See, e.g., United State v. Gibbs,
The Minnesota Supreme Court has held that
if the members of a petit jury are selected on improper criteria or if a biased juror is improperly allowed to sit in judgment of a criminal defendant and the issue is properly raised and preserved, the error has undermined the basic “structural integrity of the criminal tribunal itself, and is not amenable to harmless-error review.”
Logan,
In Logan, the supreme court ordered a new trial when the district court erroneously denied the defendant’s right to exercise a challenge for cause. Id. at 324. We believe that Logan's reasoning should be extended to peremptory challenges, and now hold that the erroneous denial of a defendant’s peremptory challenge automatically entitles the defendant to a new trial, without a showing of prejudice.
A new trial is necessary to protect appellant’s right to a fair trial. We note that this case’s relatively unusual procedural posture, involving a challenge to a defendant’s peremptory strike, distinguishes it from cases in which the prosecution strikes a prospective juror and the trial court overrules the defendant’s Batson challenge.
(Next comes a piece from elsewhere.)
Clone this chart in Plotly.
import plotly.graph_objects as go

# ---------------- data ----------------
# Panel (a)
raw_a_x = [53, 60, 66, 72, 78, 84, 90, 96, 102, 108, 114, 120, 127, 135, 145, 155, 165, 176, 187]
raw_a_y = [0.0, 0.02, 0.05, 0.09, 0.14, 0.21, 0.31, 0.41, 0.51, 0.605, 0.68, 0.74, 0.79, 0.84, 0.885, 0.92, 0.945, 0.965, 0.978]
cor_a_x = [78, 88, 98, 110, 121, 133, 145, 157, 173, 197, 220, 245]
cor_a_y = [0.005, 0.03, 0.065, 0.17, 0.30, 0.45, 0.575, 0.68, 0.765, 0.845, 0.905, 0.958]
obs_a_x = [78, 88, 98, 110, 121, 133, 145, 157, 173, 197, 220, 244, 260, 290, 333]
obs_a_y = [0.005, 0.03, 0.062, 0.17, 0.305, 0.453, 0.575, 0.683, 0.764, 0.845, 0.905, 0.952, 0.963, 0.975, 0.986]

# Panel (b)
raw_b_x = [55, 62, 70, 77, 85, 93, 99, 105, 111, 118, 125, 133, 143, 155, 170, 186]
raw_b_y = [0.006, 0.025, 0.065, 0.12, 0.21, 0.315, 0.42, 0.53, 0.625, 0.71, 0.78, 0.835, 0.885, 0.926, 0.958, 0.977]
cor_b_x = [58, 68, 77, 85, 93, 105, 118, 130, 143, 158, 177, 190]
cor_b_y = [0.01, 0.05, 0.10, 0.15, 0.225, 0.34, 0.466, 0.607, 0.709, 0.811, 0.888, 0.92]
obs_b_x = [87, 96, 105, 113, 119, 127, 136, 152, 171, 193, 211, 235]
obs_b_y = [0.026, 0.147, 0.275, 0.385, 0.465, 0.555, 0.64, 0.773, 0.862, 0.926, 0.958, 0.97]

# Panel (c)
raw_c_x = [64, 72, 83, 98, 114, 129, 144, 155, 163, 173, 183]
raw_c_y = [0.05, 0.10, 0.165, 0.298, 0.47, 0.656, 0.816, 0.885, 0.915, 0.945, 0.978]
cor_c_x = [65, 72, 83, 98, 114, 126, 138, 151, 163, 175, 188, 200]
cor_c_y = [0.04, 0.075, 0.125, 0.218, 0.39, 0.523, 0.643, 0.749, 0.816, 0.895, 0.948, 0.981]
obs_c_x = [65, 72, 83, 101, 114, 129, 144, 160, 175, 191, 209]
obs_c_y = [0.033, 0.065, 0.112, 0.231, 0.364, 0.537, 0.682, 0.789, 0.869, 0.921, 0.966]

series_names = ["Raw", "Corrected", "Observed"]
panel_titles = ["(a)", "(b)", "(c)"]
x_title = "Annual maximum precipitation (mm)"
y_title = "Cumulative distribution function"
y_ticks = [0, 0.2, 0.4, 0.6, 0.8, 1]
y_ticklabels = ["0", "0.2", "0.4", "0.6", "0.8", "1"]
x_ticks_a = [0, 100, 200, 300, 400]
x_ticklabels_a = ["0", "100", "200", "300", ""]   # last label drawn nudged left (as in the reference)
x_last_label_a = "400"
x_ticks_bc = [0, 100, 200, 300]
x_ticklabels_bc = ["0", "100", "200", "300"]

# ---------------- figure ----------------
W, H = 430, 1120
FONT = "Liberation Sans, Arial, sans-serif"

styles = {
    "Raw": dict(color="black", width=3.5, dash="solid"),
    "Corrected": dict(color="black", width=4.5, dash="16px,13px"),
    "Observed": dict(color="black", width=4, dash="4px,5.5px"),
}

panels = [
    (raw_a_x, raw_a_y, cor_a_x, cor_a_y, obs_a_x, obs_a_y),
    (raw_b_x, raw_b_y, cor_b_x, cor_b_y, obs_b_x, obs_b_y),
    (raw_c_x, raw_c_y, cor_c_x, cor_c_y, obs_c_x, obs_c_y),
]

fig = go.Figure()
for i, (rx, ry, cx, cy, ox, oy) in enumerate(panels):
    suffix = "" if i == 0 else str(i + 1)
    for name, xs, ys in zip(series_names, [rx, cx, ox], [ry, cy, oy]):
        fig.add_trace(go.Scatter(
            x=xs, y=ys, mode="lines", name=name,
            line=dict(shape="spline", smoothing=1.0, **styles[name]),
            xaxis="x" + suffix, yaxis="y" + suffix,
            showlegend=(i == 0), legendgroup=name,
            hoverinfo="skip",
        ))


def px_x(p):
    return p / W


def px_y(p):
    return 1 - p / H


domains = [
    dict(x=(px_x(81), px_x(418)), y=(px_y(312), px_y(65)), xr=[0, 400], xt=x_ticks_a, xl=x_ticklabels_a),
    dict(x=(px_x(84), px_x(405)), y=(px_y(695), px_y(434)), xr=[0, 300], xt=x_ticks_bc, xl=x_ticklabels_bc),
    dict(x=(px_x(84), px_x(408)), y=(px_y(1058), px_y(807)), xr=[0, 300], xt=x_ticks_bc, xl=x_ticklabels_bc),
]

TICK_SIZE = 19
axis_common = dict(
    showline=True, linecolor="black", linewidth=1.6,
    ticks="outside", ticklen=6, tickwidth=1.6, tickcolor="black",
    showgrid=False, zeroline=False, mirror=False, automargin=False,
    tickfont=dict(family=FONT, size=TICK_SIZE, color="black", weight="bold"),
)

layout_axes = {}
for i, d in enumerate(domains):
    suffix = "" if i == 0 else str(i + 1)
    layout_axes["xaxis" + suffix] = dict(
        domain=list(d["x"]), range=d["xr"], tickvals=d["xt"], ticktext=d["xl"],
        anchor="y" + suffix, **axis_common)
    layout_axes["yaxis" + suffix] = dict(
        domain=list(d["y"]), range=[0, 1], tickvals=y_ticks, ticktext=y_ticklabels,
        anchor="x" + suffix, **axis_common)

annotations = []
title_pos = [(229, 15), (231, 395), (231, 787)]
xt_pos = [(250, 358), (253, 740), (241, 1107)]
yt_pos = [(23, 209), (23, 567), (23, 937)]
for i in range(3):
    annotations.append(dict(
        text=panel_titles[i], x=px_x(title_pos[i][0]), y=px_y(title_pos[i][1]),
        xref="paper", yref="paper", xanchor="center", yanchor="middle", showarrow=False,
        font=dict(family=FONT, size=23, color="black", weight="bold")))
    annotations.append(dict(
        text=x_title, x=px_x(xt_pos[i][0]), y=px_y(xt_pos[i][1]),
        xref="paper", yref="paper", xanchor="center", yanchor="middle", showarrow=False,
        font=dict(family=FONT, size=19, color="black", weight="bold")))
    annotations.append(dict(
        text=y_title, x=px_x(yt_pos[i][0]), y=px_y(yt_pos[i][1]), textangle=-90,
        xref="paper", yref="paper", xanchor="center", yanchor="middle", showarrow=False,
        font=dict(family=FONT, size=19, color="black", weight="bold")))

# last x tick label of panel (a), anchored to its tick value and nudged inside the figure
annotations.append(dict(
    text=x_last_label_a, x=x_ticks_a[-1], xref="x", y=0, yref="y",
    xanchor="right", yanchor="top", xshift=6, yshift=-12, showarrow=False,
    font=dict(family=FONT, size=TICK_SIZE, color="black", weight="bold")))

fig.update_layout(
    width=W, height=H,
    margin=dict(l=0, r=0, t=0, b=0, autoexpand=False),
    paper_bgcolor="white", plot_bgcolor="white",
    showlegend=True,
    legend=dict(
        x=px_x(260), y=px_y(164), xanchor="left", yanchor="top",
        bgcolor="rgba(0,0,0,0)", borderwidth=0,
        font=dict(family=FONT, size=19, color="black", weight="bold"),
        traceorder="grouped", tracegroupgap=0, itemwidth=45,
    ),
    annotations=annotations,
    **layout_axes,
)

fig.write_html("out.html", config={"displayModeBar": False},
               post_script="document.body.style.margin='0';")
There, it is impossible to know what verdict the jury might have returned, had the juror been seated, and a harmless-error analysis might be appropriate. But where, as here, the trial court erroneously places a juror on the jury over the objection of the defendant, and the juror participates in a guilty verdict, the error is presumptively substantial and prejudicial, and we see no appropriate remedy other that to grant appellant a new trial.
DECISION
The trial court committed reversible error by sustaining respondent’s McCollum challenge to appellant’s peremptory strike. We, therefore, reverse appellant’s first-degree assault conviction and order that appellant be granted a new trial.
Reversed and remanded.
Notes
. Although Batson reversed parts of Swain, Batson never addressed this issue. For that reason, Batson left intact that portion of Swain that set forth the remedial rule for such errors.